==== Stored data ====

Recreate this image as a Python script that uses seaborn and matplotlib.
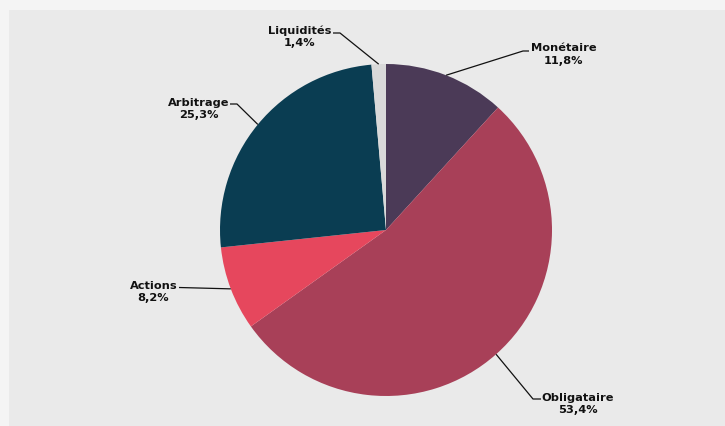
import numpy as np
import matplotlib
matplotlib.use("Agg")
import matplotlib.pyplot as plt
from matplotlib.patches import Rectangle
import seaborn as sns

# ---- data ----
categories = ["Monétaire", "Obligataire", "Actions", "Arbitrage", "Liquidités"]
values = [11.8, 53.4, 8.2, 25.3, 1.4]
value_labels = ["11,8%", "53,4%", "8,2%", "25,3%", "1,4%"]
colors = ["#4b3a57", "#a84058", "#e6475d", "#0a3d52", "#d9d9d9"]

# ---- layout (pixel coords, y measured from top) ----
W, H = 725, 426
center_px = (386, 230)
radius_px = 166
# elbow of leader line, end of short horizontal tick, text centre
layout = {
    "Monétaire":   dict(elbow=(523, 51), tick=(529, 51), text=(563.5, 54.5)),
    "Obligataire": dict(elbow=(533, 399), tick=(541, 399), text=(577.5, 404)),
    "Actions":     dict(elbow=(179, 287.5), tick=(179, 287.5), text=(153.5, 292)),
    "Arbitrage":   dict(elbow=(237, 104), tick=(230, 104), text=(199, 109)),
    "Liquidités":  dict(elbow=(340, 33), tick=(333, 33), text=(300, 36.5)),
}

sns.set_theme(style="white")
plt.rcParams["font.family"] = ["DejaVu Sans"]

fig = plt.figure(figsize=(W / 100, H / 100), dpi=100)
fig.patch.set_facecolor("#f4f4f4")

ax = fig.add_axes([0, 0, 1, 1])
ax.patch.set_alpha(0)

palette = sns.color_palette(colors)
cx, cy = center_px[0], H - center_px[1]
wedges, _ = ax.pie(values, colors=palette, startangle=90, counterclock=False,
                   center=(cx, cy), radius=radius_px, frame=True,
                   wedgeprops=dict(linewidth=0))
ax.add_patch(Rectangle((9, 0), W - 9, H - 10, facecolor="#eaeaea",
                       edgecolor="none", zorder=0))
for w in wedges:
    w.set_zorder(2)
ax.set_xlim(0, W)
ax.set_ylim(0, H)
ax.set_aspect("equal")
ax.axis("off")

for w, cat, lab in zip(wedges, categories, value_labels):
    ang = np.deg2rad((w.theta1 + w.theta2) / 2)
    ex, ey = cx + radius_px * np.cos(ang), cy + radius_px * np.sin(ang)
    L = layout[cat]
    bx, by = L["elbow"][0], H - L["elbow"][1]
    tx, ty = L["tick"][0], H - L["tick"][1]
    ax.plot([ex, bx, tx], [ey, by, ty], color="#111111", lw=0.9,
            solid_capstyle="butt", zorder=5)
    ax.text(L["text"][0], H - L["text"][1], f"{cat}\n{lab}", ha="center",
            va="center", multialignment="center", fontsize=8.2,
            fontweight="bold", color="#111111", linespacing=1.3, zorder=6)

fig.savefig("out.png", dpi=100, facecolor=fig.get_facecolor())
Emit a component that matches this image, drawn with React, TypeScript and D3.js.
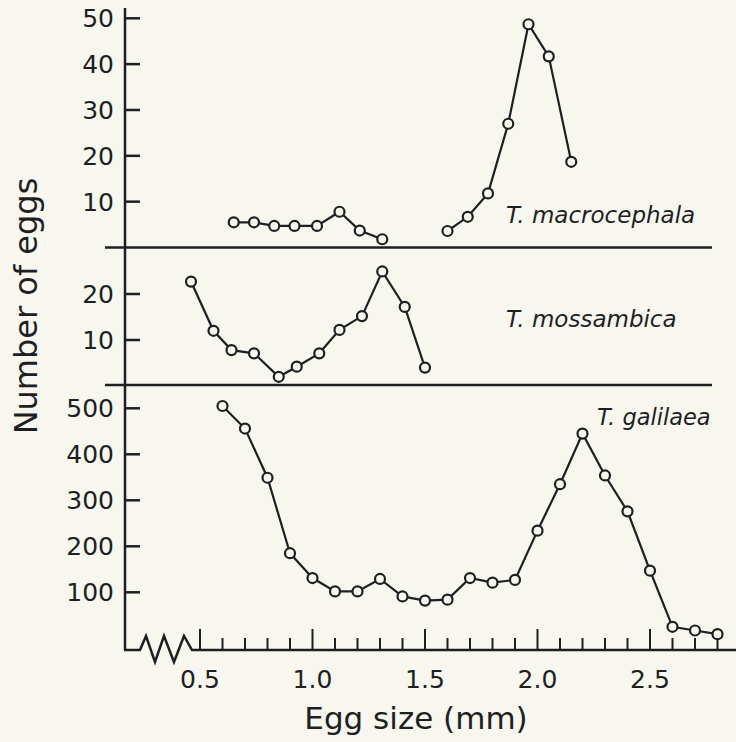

====

# Exercise instructions
Please repeat the entries exactly. Do not include the pictures.

# Finished exercise
Recreate this image as a Python script that uses seaborn and matplotlib.
import numpy as np
import matplotlib
matplotlib.use("Agg")
import matplotlib.pyplot as plt
from matplotlib.patches import Rectangle
import seaborn as sns

# ---- data ----
categories = ["Monétaire", "Obligataire", "Actions", "Arbitrage", "Liquidités"]
values = [11.8, 53.4, 8.2, 25.3, 1.4]
value_labels = ["11,8%", "53,4%", "8,2%", "25,3%", "1,4%"]
colors = ["#4b3a57", "#a84058", "#e6475d", "#0a3d52", "#d9d9d9"]

# ---- layout (pixel coords, y measured from top) ----
W, H = 725, 426
center_px = (386, 230)
radius_px = 166
# elbow of leader line, end of short horizontal tick, text centre
layout = {
    "Monétaire":   dict(elbow=(523, 51), tick=(529, 51), text=(563.5, 54.5)),
    "Obligataire": dict(elbow=(533, 399), tick=(541, 399), text=(577.5, 404)),
    "Actions":     dict(elbow=(179, 287.5), tick=(179, 287.5), text=(153.5, 292)),
    "Arbitrage":   dict(elbow=(237, 104), tick=(230, 104), text=(199, 109)),
    "Liquidités":  dict(elbow=(340, 33), tick=(333, 33), text=(300, 36.5)),
}

sns.set_theme(style="white")
plt.rcParams["font.family"] = ["DejaVu Sans"]

fig = plt.figure(figsize=(W / 100, H / 100), dpi=100)
fig.patch.set_facecolor("#f4f4f4")

ax = fig.add_axes([0, 0, 1, 1])
ax.patch.set_alpha(0)

palette = sns.color_palette(colors)
cx, cy = center_px[0], H - center_px[1]
wedges, _ = ax.pie(values, colors=palette, startangle=90, counterclock=False,
                   center=(cx, cy), radius=radius_px, frame=True,
                   wedgeprops=dict(linewidth=0))
ax.add_patch(Rectangle((9, 0), W - 9, H - 10, facecolor="#eaeaea",
                       edgecolor="none", zorder=0))
for w in wedges:
    w.set_zorder(2)
ax.set_xlim(0, W)
ax.set_ylim(0, H)
ax.set_aspect("equal")
ax.axis("off")

for w, cat, lab in zip(wedges, categories, value_labels):
    ang = np.deg2rad((w.theta1 + w.theta2) / 2)
    ex, ey = cx + radius_px * np.cos(ang), cy + radius_px * np.sin(ang)
    L = layout[cat]
    bx, by = L["elbow"][0], H - L["elbow"][1]
    tx, ty = L["tick"][0], H - L["tick"][1]
    ax.plot([ex, bx, tx], [ey, by, ty], color="#111111", lw=0.9,
            solid_capstyle="butt", zorder=5)
    ax.text(L["text"][0], H - L["text"][1], f"{cat}\n{lab}", ha="center",
            va="center", multialignment="center", fontsize=8.2,
            fontweight="bold", color="#111111", linespacing=1.3, zorder=6)

fig.savefig("out.png", dpi=100, facecolor=fig.get_facecolor())
Emit a component that matches this image, drawn with React, TypeScript and D3.js.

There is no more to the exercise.